JP is neither remote nor co-located: he works really fluidly with his clients in a way that transcends either a co-located or remote culture. His ‘working model’ adapts to the client, what’s enjoyable, what’s efficient — basically what makes the most sense to create the agreed outcomes and outputs, or as he puts it, the deliverables.
Holisteam is in the business of positive transformation management company: they are a team of experts with a diverse skill set that focus on what has a positive impact inside companies to the benefit of employees, customers, stakeholders and the planet. I hope you enjoy it.
Highlights from this episode include:
Designing your work style is about knowing what you need personally, and how you want to work professionally
“What I felt was that being in a position where I can have freedom to move, I can manage my agenda, and I can work as a team, with a team, which is not necessarily in front of me, but where I could collaborate with the actual the best people in a specific discipline or for a specific moment in a project.”
Remote is a mindset that helps you create the perfect conditions to achieve your goal
“It’s not really a model, it’s really a mindset is how you create condition to be creative, to be very interacting to avoid any constraints that maybe will slow your project or, or get your creativity down.”
It’s becoming more important for leadership to listen to individuals & be very precise about their expectations & why
“I think we are finding out that in the remote work environment the individual connection with the people is becoming more and more critical, because you can’t control people, so you have to listen to them. You have to inspire them, you have to be very precise on what you expect, which role they will do, what will be the impact. And at the end of the day, what collectively you will be building…. In a remote environment, it has to be more precise.”
Working remotely is about maximising efficiency & enjoyability
“The beauty of the model is I don’t know have to be somewhere to be working or to be seen somewhere to be considered as working. We are focusing on the deliverable. So technology has nothing to do with it. Is it remote, not remote, that’s not really the question. It’s really about the emotional connection and the pleasure to work together, and the clarity on what we do together. And make sure that we don’t burn people’s personal time with something that we can do ourselves separately. That’s the kind of key things I’m trying to apply to myself.”

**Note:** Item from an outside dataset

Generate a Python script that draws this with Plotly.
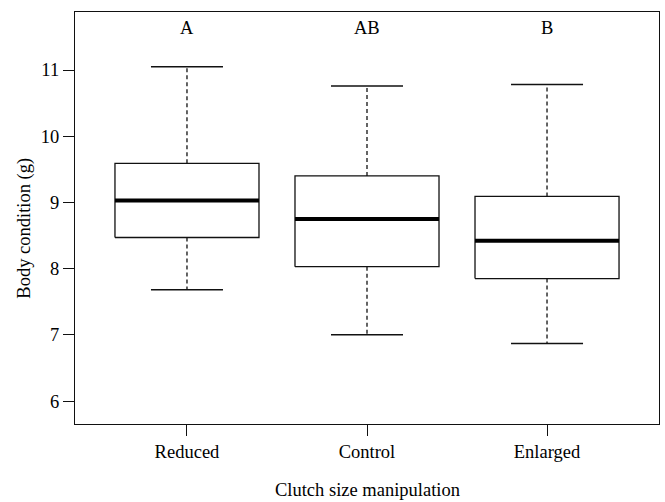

The remote model thrives on clarity & trust versus control
“… in terms of trust, we are used to giving trust if we think the other deserves the trust. But what if we give trust and so people can be trustworthy. They kind of know themselves, to accept this trust and then be focused, be engaged and stuff like that. So I think here, the big bencher that will live in maybe or the big trap they will not want to fall into is to make confusion between clarity and control.”